4. Adding a Debit or Credit Spread

In some cases, you can introduce a new debit or credit spread to help offset the risk. For instance, if the underlying asset price moves near your short strikes, you can add a spread further out-of-the-money to reduce the net cost of the trade.

Risks of Condor Spread Adjustments

While adjustments can be highly beneficial, they also introduce new risks. Some common challenges include:

  • Increased Commissions: Every adjustment involves additional trades, which increases the total cost of the position.
  • Complexity: As you make more adjustments, the position can become more complex and difficult to manage, especially for traders who aren't experienced.
  • Psychological Impact: Frequent adjustments can cause emotional stress, especially in volatile markets. It’s important to remain calm and methodical in your approach.

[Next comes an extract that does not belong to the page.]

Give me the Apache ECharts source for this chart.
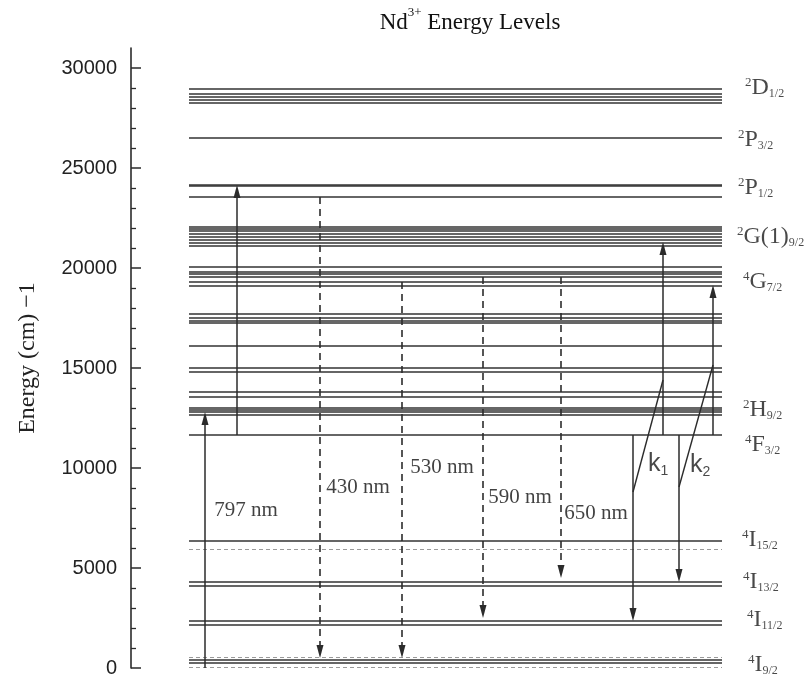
<!DOCTYPE html>
<html><head><meta charset="utf-8">
<script src="https://cdn.jsdelivr.net/npm/echarts@6/dist/echarts.min.js"></script>
<style>html,body{margin:0;padding:0;background:#fff}#c{width:805px;height:687px}</style>
</head><body><div id="c"></div>
<script>
// ---------- DATA (energies in cm^-1) ----------
const yMajorTicks = [0, 5000, 10000, 15000, 20000, 25000, 30000];
const yMinorTicks = [1000,2000,3000,4000,6000,7000,8000,9000,11000,12000,13000,14000,
  16000,17000,18000,19000,21000,22000,23000,24000,26000,27000,28000,29000];

// crystal-field sub-levels (solid lines)
const levelEnergies = [
  28950, 28700, 28550, 28400, 28250,          // 2D1/2 group
  26500,                                      // 2P3/2
  24170, 24100, 23550,                        // 2P1/2
  22050, 21950, 21850, 21700, 21550, 21400, 21250, 21100, // 2G(1)9/2 group
  20050, 19820, 19700, 19550, 19300, 19100,   // 4G7/2 group
  17700, 17500, 17380, 17250,                 // 4G5/2 group
  16100,
  15000, 14800,
  13800, 13550,
  13000, 12900, 12800, 12650,                 // 2H9/2 group
  11650,                                      // 4F3/2
  6350,                                       // 4I15/2
  4300, 4100,                                 // 4I13/2
  2350, 2150,                                 // 4I11/2
  400, 250                                    // 4I9/2
];
// faint (dashed) sub-levels
const faintLevelEnergies = [5950, 550, 30];

// level labels
const termSup  = ['2','2','2','2','4','2','4','4','4','4','4'];
const termMain = ['D','P','P','G(1)','G','H','F','I','I','I','I'];
const termSub  = ['1/2','3/2','1/2','9/2','7/2','9/2','3/2','15/2','13/2','11/2','9/2'];
const termLabelE = [29000, 26400, 24000, 21550, 19300, 12900, 11150, 6400, 4300, 2400, 150];

// solid arrows (pump 797 nm, upconversion, k1/k2 pair transitions)
const arrowFrom = [0, 11650, 11650, 11650, 11650, 11650];
const arrowTo   = [12800, 24150, 21300, 19150, 2350, 4300];

// dashed emission arrows
const emissionNames = ['430 nm', '530 nm', '590 nm', '650 nm'];
const emissionFrom  = [23550, 19300, 19550, 19550];
const emissionTo    = [500, 500, 2500, 4500];

// slanted coupling lines k1, k2
const coupleNames = ['k1', 'k2'];
const coupleFrom  = [8800, 9050];
const coupleTo    = [14400, 15150];

// annotation text
const pumpName = '797 nm';

// ---------- LAYOUT ----------
const AX = 131;                // pixel x of the energy axis
const X = px => px - AX;       // horizontal layout helper (x axis is a hidden pixel ruler)
const LEVEL_X0 = X(189), LEVEL_X1 = X(722);
const arrowX = [X(205), X(237), X(663), X(713), X(633), X(679)];
const emissionX = [X(320), X(402), X(483), X(561)];
const coupleX = [[X(633), X(663)], [X(679), X(713)]];
const termLabelX = [X(745), X(738), X(738), X(737), X(743), X(743), X(745), X(742), X(743), X(747), X(748)];
const emissionLabelPos = [[X(358), 9050], [X(442), 10050], [X(520), 8550], [X(596), 7750]];
const pumpLabelPos = [X(246), 7900];
const coupleLabelPos = [[X(648), 10150], [X(690), 10100]];

const Y_MAX = 31000, GRID_TOP = 48, GRID_BOTTOM = 19;
const cmPerPx = Y_MAX / (687 - GRID_TOP - GRID_BOTTOM);
const HEAD = 13; // arrow head length px
function shorten(from, to) { // line ends at the arrowhead centre so the tip touches the level
  const s = Math.sign(to - from);
  return to - s * (HEAD / 2) * cmPerPx;
}

const serif = 'Liberation Serif';
const sans = 'Liberation Sans';
const ink = '#2b2b2b';

const levelData = levelEnergies.map(e => ({ coords: [[LEVEL_X0, e], [LEVEL_X1, e]] }));
const faintData = faintLevelEnergies.map(e => ({ coords: [[LEVEL_X0, e], [LEVEL_X1, e]] }));
const arrowData = arrowFrom.map((f, i) => ({ coords: [[arrowX[i], f], [arrowX[i], shorten(f, arrowTo[i])]] }));
const emissionData = emissionFrom.map((f, i) => ({ coords: [[emissionX[i], f], [emissionX[i], shorten(f, emissionTo[i])]] }));
const coupleData = coupleFrom.map((f, i) => ({ coords: [[coupleX[i][0], f], [coupleX[i][1], coupleTo[i]]] }));

const termRich = {
  sup: { fontFamily: serif, fontSize: 13, color: '#1a1a1a', verticalAlign: 'top', lineHeight: 13 },
  m: { fontFamily: serif, fontSize: 24, color: '#1a1a1a', verticalAlign: 'middle', lineHeight: 24 },
  sub: { fontFamily: serif, fontSize: 12, color: '#1a1a1a', verticalAlign: 'bottom', lineHeight: 12 }
};

const option = {
  backgroundColor: '#ffffff',
  animation: false,
  grid: { left: AX, right: 0, top: GRID_TOP, bottom: GRID_BOTTOM, containLabel: false },
  xAxis: { type: 'value', min: 0, max: 805 - AX, show: false },
  yAxis: [
    {
      type: 'value', min: 0, max: Y_MAX, position: 'left',
      axisLine: { show: true, lineStyle: { color: ink, width: 1.6 } },
      axisTick: { show: true, inside: true, length: 10, customValues: yMajorTicks, lineStyle: { color: ink, width: 1.5 } },
      axisLabel: { show: true, customValues: yMajorTicks, margin: 14, color: '#222', fontFamily: sans, fontSize: 20,
        formatter: v => String(v) },
      splitLine: { show: false },
      name: 'Energy (cm) \u22121', nameLocation: 'middle', nameGap: 91, nameRotate: 90,
      nameTextStyle: { fontFamily: serif, fontSize: 24, color: '#222' }
    },
    {
      type: 'value', min: 0, max: Y_MAX, position: 'left', offset: 0,
      axisLine: { show: false },
      axisTick: { show: true, inside: true, length: 5, customValues: yMinorTicks, lineStyle: { color: ink, width: 1.3 } },
      axisLabel: { show: false },
      splitLine: { show: false }
    }
  ],
  graphic: [{
    type: 'text', x: 470, y: 6,
    style: {
      text: '{m|Nd}{s|3+}{m| Energy Levels}',
      align: 'center', verticalAlign: 'top',
      rich: {
        m: { fontFamily: serif, fontSize: 23, fill: '#111', verticalAlign: 'bottom', lineHeight: 28 },
        s: { fontFamily: serif, fontSize: 13, fill: '#111', verticalAlign: 'top', lineHeight: 13 }
      }
    }
  }],
  series: [
    { type: 'lines', coordinateSystem: 'cartesian2d', silent: true, symbol: 'none', z: 2,
      lineStyle: { color: '#333333', width: 1.6, opacity: 1 }, data: levelData },
    { type: 'lines', coordinateSystem: 'cartesian2d', silent: true, symbol: 'none', z: 2,
      lineStyle: { color: '#9a9a9a', width: 1.2, opacity: 1, type: [4, 3] }, data: faintData },
    { type: 'lines', coordinateSystem: 'cartesian2d', silent: true, z: 3,
      symbol: ['none', 'triangle'], symbolSize: [[7, HEAD], [7, HEAD]],
      lineStyle: { color: ink, width: 1.5, opacity: 1 }, data: arrowData },
    { type: 'lines', coordinateSystem: 'cartesian2d', silent: true, z: 3,
      symbol: ['none', 'triangle'], symbolSize: [[7, HEAD], [7, HEAD]],
      lineStyle: { color: ink, width: 1.6, opacity: 1, type: [7, 5] }, data: emissionData },
    { type: 'lines', coordinateSystem: 'cartesian2d', silent: true, symbol: 'none', z: 3,
      lineStyle: { color: ink, width: 1.4, opacity: 1 }, data: coupleData },
    // level term labels
    { type: 'scatter', symbolSize: 0, silent: true, z: 5, clip: false,
      data: termLabelE.map((e, i) => ({ value: [termLabelX[i], e] })),
      label: { show: true, position: 'right', distance: 0,
        formatter: p => '{sup|' + termSup[p.dataIndex] + '}{m|' + termMain[p.dataIndex] + '}{sub|' + termSub[p.dataIndex] + '}',
        rich: termRich } },
    // wavelength labels
    { type: 'scatter', symbolSize: 0, silent: true, z: 5, clip: false,
      data: emissionLabelPos.map((p, i) => ({ value: p, name: emissionNames[i] })).concat([{ value: pumpLabelPos, name: pumpName }]),
      label: { show: true, position: 'inside', formatter: p => p.name,
        fontFamily: serif, fontSize: 21, color: '#111' } },
    // k1 k2 labels
    { type: 'scatter', symbolSize: 0, silent: true, z: 5, clip: false,
      data: coupleLabelPos.map((p, i) => ({ value: p, name: coupleNames[i] })),
      label: { show: true, position: 'right', distance: 0,
        formatter: p => '{k|' + p.name.charAt(0) + '}{n|' + p.name.slice(1) + '}',
        rich: {
          k: { fontFamily: sans, fontSize: 25, color: '#1a1a1a', verticalAlign: 'top', lineHeight: 26 },
          n: { fontFamily: sans, fontSize: 14, color: '#1a1a1a', verticalAlign: 'bottom', lineHeight: 14 }
        } } }
  ]
};
const chart = echarts.init(document.getElementById('c'), null, { renderer: 'canvas' });
chart.setOption(option);
</script></body></html>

Maximizing Profits with Adjustments

Condor spread adjustments aren't just about minimizing losses—they can also be used to maximize profits in certain situations. Here are some strategies to help boost your earning potential:

  • Lock in Gains: If the underlying asset is moving as predicted and you’ve already captured most of the profit potential, you might consider closing the position early to lock in gains. This is especially useful when time decay is accelerating.
  • Increase Position Size: If the market is moving in your favor and you believe there’s additional potential, you could increase your position size by adding new condors with strikes that are further out.
  • Use High Volatility to Your Advantage: When volatility is high, options premiums increase, which can provide an opportunity to roll your position into one with higher strikes and capture more profit.

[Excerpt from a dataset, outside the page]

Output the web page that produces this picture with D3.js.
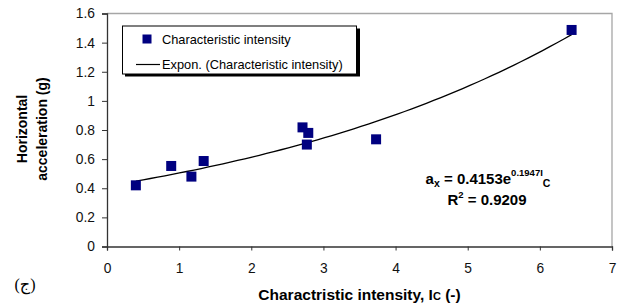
<!DOCTYPE html>
<html>
<head>
<meta charset="utf-8">
<script src="https://cdn.jsdelivr.net/npm/d3@7"></script>
<style>
  body { margin: 0; background: #fff; }
  svg { display: block; font-family: "Liberation Sans", Arial, sans-serif; }
</style>
</head>
<body>
<script>
// measured points
let intensity = [0.40, 0.89, 1.17, 1.34, 2.71, 2.79, 2.77, 3.73, 6.44]
let acceleration = [0.42, 0.553, 0.48, 0.587, 0.818, 0.78, 0.70, 0.736, 1.487]

// exponential trendline from the chart's equation
let fitA = 0.4153
let fitB = 0.1947

let xTicks = [0, 1, 2, 3, 4, 5, 6, 7]
let yTicks = [0, 0.2, 0.4, 0.6, 0.8, 1, 1.2, 1.4, 1.6]

let width = 626
let height = 308
let plotLeft = 107
let plotRight = 612
let plotTop = 13.5
let plotBottom = 246.5

let svg = d3.select('body').append('svg')
    .attr('width', width)
    .attr('height', height)

let xScale = d3.scaleLinear().domain([0, 7]).range([plotLeft, plotRight])
let yScale = d3.scaleLinear().domain([0, 1.6]).range([plotBottom, plotTop])

// plot area frame (top/right grey)
svg.append('path')
    .attr('d', `M${plotLeft},${plotTop}H${plotRight}V${plotBottom}`)
    .attr('fill', 'none')
    .attr('stroke', '#a6a6a6')
    .attr('stroke-width', 1.3)

let xAxis = d3.axisBottom(xScale)
    .tickValues(xTicks)
    .tickSize(4)
    .tickPadding(13)
    .tickFormat(d3.format('d'))

let yAxis = d3.axisLeft(yScale)
    .tickValues(yTicks)
    .tickSize(5)
    .tickPadding(7)
    .tickFormat(d => String(+d.toFixed(1)))

let gx = svg.append('g')
    .attr('transform', `translate(0, ${plotBottom})`)
    .call(xAxis)
let gy = svg.append('g')
    .attr('transform', `translate(${plotLeft}, 0)`)
    .call(yAxis)

for (let g of [gx, gy]) {
    g.select('.domain').attr('stroke', '#333').attr('stroke-width', 1.3)
    g.selectAll('.tick line').attr('stroke', '#333')
    g.selectAll('.tick text')
        .attr('fill', '#111')
        .style('font-size', '13.8px')
        .style('font-family', '"Liberation Sans", Arial, sans-serif')
}

// trendline
let line = d3.line()
    .x(d => xScale(d))
    .y(d => yScale(fitA * Math.exp(fitB * d)))

let xMin = d3.min(intensity)
let xMax = d3.max(intensity)
let steps = d3.range(0, 61).map(i => xMin + (xMax - xMin) * i / 60)

svg.append('path')
    .datum(steps)
    .attr('d', line)
    .attr('fill', 'none')
    .attr('stroke', '#000')
    .attr('stroke-width', 1.3)

// points
let size = 10
svg.selectAll('rect.dot')
    .data(intensity)
    .enter()
    .append('rect')
    .attr('class', 'dot')
    .attr('x', d => xScale(d) - size / 2)
    .attr('y', (d, i) => yScale(acceleration[i]) - size / 2)
    .attr('width', size)
    .attr('height', size)
    .attr('fill', '#000080')

// legend
let legend = svg.append('g')
legend.append('rect')
    .attr('x', 125).attr('y', 28.5)
    .attr('width', 235).attr('height', 48)
    .attr('fill', '#000')
legend.append('rect')
    .attr('x', 122.5).attr('y', 26)
    .attr('width', 234).attr('height', 48)
    .attr('fill', '#fff')
    .attr('stroke', '#000')
    .attr('stroke-width', 1)
legend.append('rect')
    .attr('x', 142.5).attr('y', 34.5)
    .attr('width', 9).attr('height', 9)
    .attr('fill', '#000080')
legend.append('text')
    .attr('x', 162).attr('y', 44)
    .style('font-size', '12.8px')
    .text('Characteristic intensity')
legend.append('line')
    .attr('x1', 136).attr('x2', 160)
    .attr('y1', 64.5).attr('y2', 64.5)
    .attr('stroke', '#000')
    .attr('stroke-width', 1.2)
legend.append('text')
    .attr('x', 162).attr('y', 69)
    .style('font-size', '12.8px')
    .text('Expon. (Characteristic intensity)')

// equation
let eq = svg.append('text')
    .attr('x', 488).attr('y', 184)
    .attr('text-anchor', 'middle')
    .style('font-size', '15px')
    .style('font-weight', 'bold')
eq.append('tspan').text('a')
eq.append('tspan').attr('dy', 3).style('font-size', '10.5px').text('x')
eq.append('tspan').attr('dy', -3).text(' = 0.4153e')
eq.append('tspan').attr('dy', -8).style('font-size', '9.5px').text('0.1947I')
eq.append('tspan').attr('dy', 11).style('font-size', '10.5px').text('C')

let r2 = svg.append('text')
    .attr('x', 487).attr('y', 204.5)
    .attr('text-anchor', 'middle')
    .style('font-size', '15px')
    .style('font-weight', 'bold')
r2.append('tspan').text('R')
r2.append('tspan').attr('dy', -7).style('font-size', '9.5px').text('2')
r2.append('tspan').attr('dy', 7).text(' = 0.9209')

// axis titles
let xt = svg.append('text')
    .attr('x', (plotLeft + plotRight) / 2).attr('y', 300)
    .attr('text-anchor', 'middle')
    .style('font-size', '15.5px')
    .style('font-weight', 'bold')
xt.append('tspan').text('Charactristic intensity, I')
xt.append('tspan').style('font-size', '11px').text('C')
xt.append('tspan').text(' (-)')

let yt = svg.append('text')
    .attr('transform', `translate(0, 129) rotate(-90)`)
    .attr('text-anchor', 'middle')
    .style('font-size', '14px')
    .style('font-weight', 'bold')
yt.append('tspan').attr('x', 0).attr('y', 27).text('Horizontal')
yt.append('tspan').attr('x', 0).attr('y', 47).text('acceleration (g)')

svg.append('text')
    .attr('x', 25).attr('y', 290)
    .attr('text-anchor', 'middle')
    .style('font-size', '16px')
    .style('font-family', '"Liberation Serif", "DejaVu Sans", serif')
    .text('(ج)')
</script>
</body>
</html>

A Practical Example of Condor Spread Adjustment

Let’s consider a real-world example using XYZ stock. Suppose you set up a condor spread as follows:

  • Buy 1 $90 strike call
  • Sell 1 $100 strike call
  • Sell 1 $110 strike call
  • Buy 1 $120 strike call

If XYZ is trading around $100 when you enter the trade, this condor spread will profit if the stock remains within the $90-$110 range at expiration. However, a sudden rally to $115 threatens to breach your upper short strike.

To adjust, you could:

  1. Buy back the $110 short call and sell a new call at the $115 strike. This widens your range.
  2. Alternatively, roll the entire condor to a higher strike range, such as $95-$105-$115-$125, if you believe XYZ will continue rising.

This simple adjustment can help protect against further movement while giving your position more breathing room to remain profitable.

Conclusion

Condor spread adjustments are an essential tool for options traders who want to manage risk, maximize profit, and stay flexible in an ever-changing market environment. By understanding when and how to adjust these positions, you can navigate volatility more effectively and turn potentially losing trades into winners.

Options trading is a journey of constant learning, and mastering strategies like the condor spread adjustment can give you a crucial edge in managing complex positions with confidence and precision.